## STATED EXERCISE
Give the data below again exactly as it stands. Omit the pictures.
--- Start of SOURCE DATA ---
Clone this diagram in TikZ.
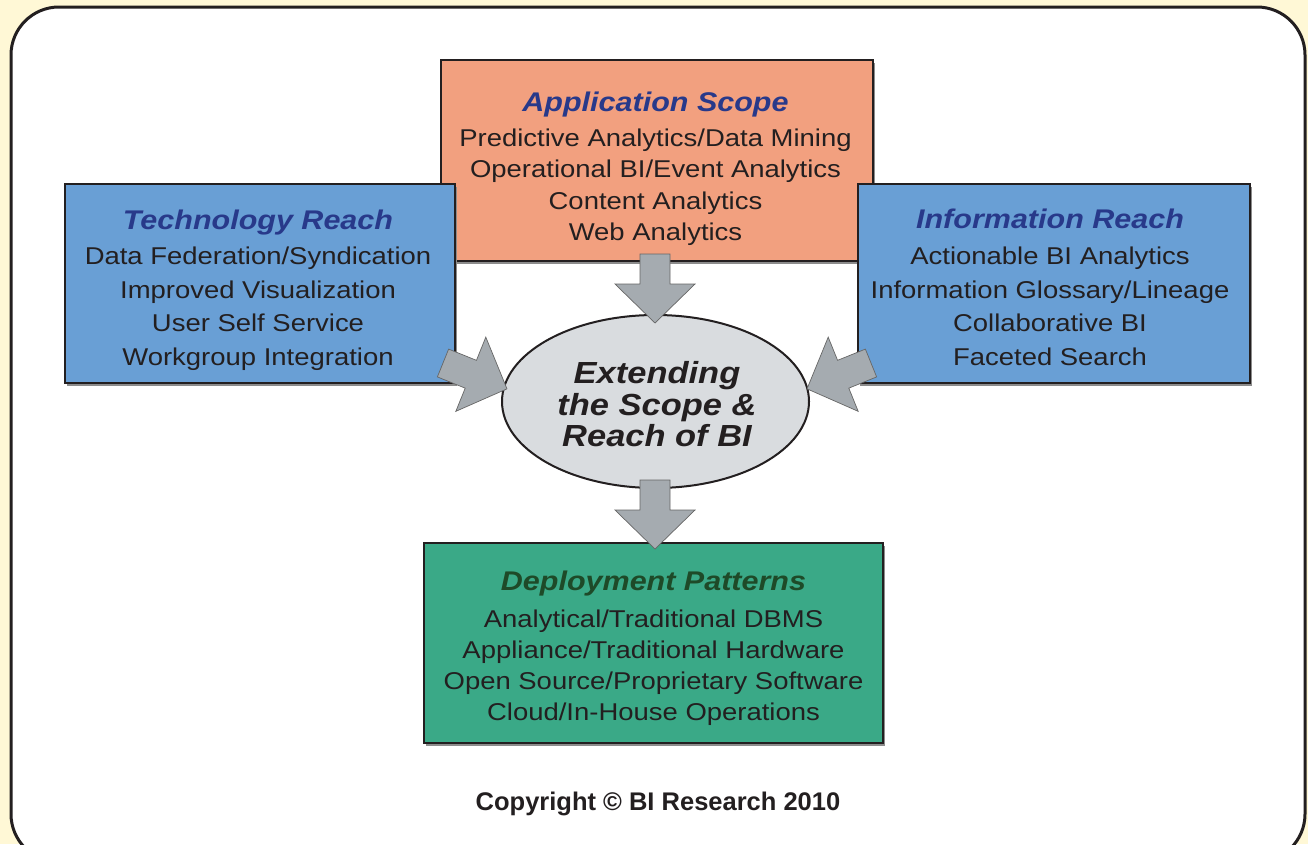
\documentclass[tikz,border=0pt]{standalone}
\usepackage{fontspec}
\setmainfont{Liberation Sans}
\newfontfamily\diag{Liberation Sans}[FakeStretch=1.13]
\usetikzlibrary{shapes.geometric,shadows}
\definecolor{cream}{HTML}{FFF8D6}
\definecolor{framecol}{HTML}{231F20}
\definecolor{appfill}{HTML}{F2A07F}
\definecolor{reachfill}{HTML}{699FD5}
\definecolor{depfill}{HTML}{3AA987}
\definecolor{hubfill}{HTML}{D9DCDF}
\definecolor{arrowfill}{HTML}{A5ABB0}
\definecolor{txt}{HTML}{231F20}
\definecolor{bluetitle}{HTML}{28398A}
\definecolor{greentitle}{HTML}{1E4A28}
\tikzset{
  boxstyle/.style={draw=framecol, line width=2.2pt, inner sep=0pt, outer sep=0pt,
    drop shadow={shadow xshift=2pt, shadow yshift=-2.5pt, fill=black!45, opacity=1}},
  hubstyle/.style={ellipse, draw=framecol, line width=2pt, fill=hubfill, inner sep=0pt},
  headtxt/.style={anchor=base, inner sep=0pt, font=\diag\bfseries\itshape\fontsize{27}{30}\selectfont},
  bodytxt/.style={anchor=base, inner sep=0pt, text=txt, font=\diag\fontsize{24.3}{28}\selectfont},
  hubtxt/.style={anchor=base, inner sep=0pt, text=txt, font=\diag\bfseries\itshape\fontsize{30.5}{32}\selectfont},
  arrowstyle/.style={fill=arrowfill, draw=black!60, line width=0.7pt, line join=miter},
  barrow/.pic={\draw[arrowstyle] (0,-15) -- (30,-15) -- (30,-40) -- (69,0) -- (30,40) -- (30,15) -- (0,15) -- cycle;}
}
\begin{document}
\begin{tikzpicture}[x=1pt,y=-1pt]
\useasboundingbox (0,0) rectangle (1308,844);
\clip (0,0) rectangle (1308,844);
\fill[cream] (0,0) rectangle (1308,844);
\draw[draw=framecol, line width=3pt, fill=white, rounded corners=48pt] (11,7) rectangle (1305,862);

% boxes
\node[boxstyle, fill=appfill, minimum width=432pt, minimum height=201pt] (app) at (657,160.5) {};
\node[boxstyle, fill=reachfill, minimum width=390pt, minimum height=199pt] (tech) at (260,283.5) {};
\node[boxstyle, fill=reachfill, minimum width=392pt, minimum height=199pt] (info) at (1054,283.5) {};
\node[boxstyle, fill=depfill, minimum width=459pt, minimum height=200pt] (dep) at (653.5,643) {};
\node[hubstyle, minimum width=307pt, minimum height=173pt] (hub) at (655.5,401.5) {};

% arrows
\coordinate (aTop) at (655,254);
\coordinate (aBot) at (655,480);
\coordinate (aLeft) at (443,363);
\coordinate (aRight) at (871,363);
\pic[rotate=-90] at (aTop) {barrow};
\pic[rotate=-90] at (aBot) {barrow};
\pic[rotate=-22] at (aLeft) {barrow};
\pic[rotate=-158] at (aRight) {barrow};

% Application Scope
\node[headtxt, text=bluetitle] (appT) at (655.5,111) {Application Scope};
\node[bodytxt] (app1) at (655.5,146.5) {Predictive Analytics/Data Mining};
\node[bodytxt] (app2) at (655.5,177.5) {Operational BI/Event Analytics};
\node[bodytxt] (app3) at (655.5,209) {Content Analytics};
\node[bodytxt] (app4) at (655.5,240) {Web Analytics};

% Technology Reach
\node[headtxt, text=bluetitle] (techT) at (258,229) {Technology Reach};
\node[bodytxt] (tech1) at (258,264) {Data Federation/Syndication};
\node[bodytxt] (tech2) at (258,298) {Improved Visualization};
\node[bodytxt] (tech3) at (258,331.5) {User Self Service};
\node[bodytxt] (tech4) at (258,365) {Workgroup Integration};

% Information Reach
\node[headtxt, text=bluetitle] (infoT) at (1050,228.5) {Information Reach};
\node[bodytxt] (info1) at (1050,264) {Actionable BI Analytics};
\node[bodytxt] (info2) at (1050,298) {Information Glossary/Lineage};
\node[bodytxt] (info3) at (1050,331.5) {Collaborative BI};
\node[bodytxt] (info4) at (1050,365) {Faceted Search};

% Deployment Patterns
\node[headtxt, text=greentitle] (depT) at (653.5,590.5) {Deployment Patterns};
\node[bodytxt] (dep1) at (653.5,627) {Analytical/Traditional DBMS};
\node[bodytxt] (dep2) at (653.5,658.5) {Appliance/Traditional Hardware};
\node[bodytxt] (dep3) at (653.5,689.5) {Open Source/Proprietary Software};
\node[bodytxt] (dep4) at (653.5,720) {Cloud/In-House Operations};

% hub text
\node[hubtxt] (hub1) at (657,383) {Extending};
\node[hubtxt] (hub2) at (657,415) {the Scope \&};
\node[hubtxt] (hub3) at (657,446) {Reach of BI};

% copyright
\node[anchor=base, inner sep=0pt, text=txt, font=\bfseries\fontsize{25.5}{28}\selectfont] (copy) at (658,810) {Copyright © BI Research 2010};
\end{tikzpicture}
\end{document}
--- End of SOURCE DATA ---
## THE OUTPUT
Clone this diagram in TikZ.
\documentclass[tikz,border=0pt]{standalone}
\usepackage{fontspec}
\setmainfont{Liberation Sans}
\newfontfamily\diag{Liberation Sans}[FakeStretch=1.13]
\usetikzlibrary{shapes.geometric,shadows}
\definecolor{cream}{HTML}{FFF8D6}
\definecolor{framecol}{HTML}{231F20}
\definecolor{appfill}{HTML}{F2A07F}
\definecolor{reachfill}{HTML}{699FD5}
\definecolor{depfill}{HTML}{3AA987}
\definecolor{hubfill}{HTML}{D9DCDF}
\definecolor{arrowfill}{HTML}{A5ABB0}
\definecolor{txt}{HTML}{231F20}
\definecolor{bluetitle}{HTML}{28398A}
\definecolor{greentitle}{HTML}{1E4A28}
\tikzset{
  boxstyle/.style={draw=framecol, line width=2.2pt, inner sep=0pt, outer sep=0pt,
    drop shadow={shadow xshift=2pt, shadow yshift=-2.5pt, fill=black!45, opacity=1}},
  hubstyle/.style={ellipse, draw=framecol, line width=2pt, fill=hubfill, inner sep=0pt},
  headtxt/.style={anchor=base, inner sep=0pt, font=\diag\bfseries\itshape\fontsize{27}{30}\selectfont},
  bodytxt/.style={anchor=base, inner sep=0pt, text=txt, font=\diag\fontsize{24.3}{28}\selectfont},
  hubtxt/.style={anchor=base, inner sep=0pt, text=txt, font=\diag\bfseries\itshape\fontsize{30.5}{32}\selectfont},
  arrowstyle/.style={fill=arrowfill, draw=black!60, line width=0.7pt, line join=miter},
  barrow/.pic={\draw[arrowstyle] (0,-15) -- (30,-15) -- (30,-40) -- (69,0) -- (30,40) -- (30,15) -- (0,15) -- cycle;}
}
\begin{document}
\begin{tikzpicture}[x=1pt,y=-1pt]
\useasboundingbox (0,0) rectangle (1308,844);
\clip (0,0) rectangle (1308,844);
\fill[cream] (0,0) rectangle (1308,844);
\draw[draw=framecol, line width=3pt, fill=white, rounded corners=48pt] (11,7) rectangle (1305,862);

% boxes
\node[boxstyle, fill=appfill, minimum width=432pt, minimum height=201pt] (app) at (657,160.5) {};
\node[boxstyle, fill=reachfill, minimum width=390pt, minimum height=199pt] (tech) at (260,283.5) {};
\node[boxstyle, fill=reachfill, minimum width=392pt, minimum height=199pt] (info) at (1054,283.5) {};
\node[boxstyle, fill=depfill, minimum width=459pt, minimum height=200pt] (dep) at (653.5,643) {};
\node[hubstyle, minimum width=307pt, minimum height=173pt] (hub) at (655.5,401.5) {};

% arrows
\coordinate (aTop) at (655,254);
\coordinate (aBot) at (655,480);
\coordinate (aLeft) at (443,363);
\coordinate (aRight) at (871,363);
\pic[rotate=-90] at (aTop) {barrow};
\pic[rotate=-90] at (aBot) {barrow};
\pic[rotate=-22] at (aLeft) {barrow};
\pic[rotate=-158] at (aRight) {barrow};

% Application Scope
\node[headtxt, text=bluetitle] (appT) at (655.5,111) {Application Scope};
\node[bodytxt] (app1) at (655.5,146.5) {Predictive Analytics/Data Mining};
\node[bodytxt] (app2) at (655.5,177.5) {Operational BI/Event Analytics};
\node[bodytxt] (app3) at (655.5,209) {Content Analytics};
\node[bodytxt] (app4) at (655.5,240) {Web Analytics};

% Technology Reach
\node[headtxt, text=bluetitle] (techT) at (258,229) {Technology Reach};
\node[bodytxt] (tech1) at (258,264) {Data Federation/Syndication};
\node[bodytxt] (tech2) at (258,298) {Improved Visualization};
\node[bodytxt] (tech3) at (258,331.5) {User Self Service};
\node[bodytxt] (tech4) at (258,365) {Workgroup Integration};

% Information Reach
\node[headtxt, text=bluetitle] (infoT) at (1050,228.5) {Information Reach};
\node[bodytxt] (info1) at (1050,264) {Actionable BI Analytics};
\node[bodytxt] (info2) at (1050,298) {Information Glossary/Lineage};
\node[bodytxt] (info3) at (1050,331.5) {Collaborative BI};
\node[bodytxt] (info4) at (1050,365) {Faceted Search};

% Deployment Patterns
\node[headtxt, text=greentitle] (depT) at (653.5,590.5) {Deployment Patterns};
\node[bodytxt] (dep1) at (653.5,627) {Analytical/Traditional DBMS};
\node[bodytxt] (dep2) at (653.5,658.5) {Appliance/Traditional Hardware};
\node[bodytxt] (dep3) at (653.5,689.5) {Open Source/Proprietary Software};
\node[bodytxt] (dep4) at (653.5,720) {Cloud/In-House Operations};

% hub text
\node[hubtxt] (hub1) at (657,383) {Extending};
\node[hubtxt] (hub2) at (657,415) {the Scope \&};
\node[hubtxt] (hub3) at (657,446) {Reach of BI};

% copyright
\node[anchor=base, inner sep=0pt, text=txt, font=\bfseries\fontsize{25.5}{28}\selectfont] (copy) at (658,810) {Copyright © BI Research 2010};
\end{tikzpicture}
\end{document}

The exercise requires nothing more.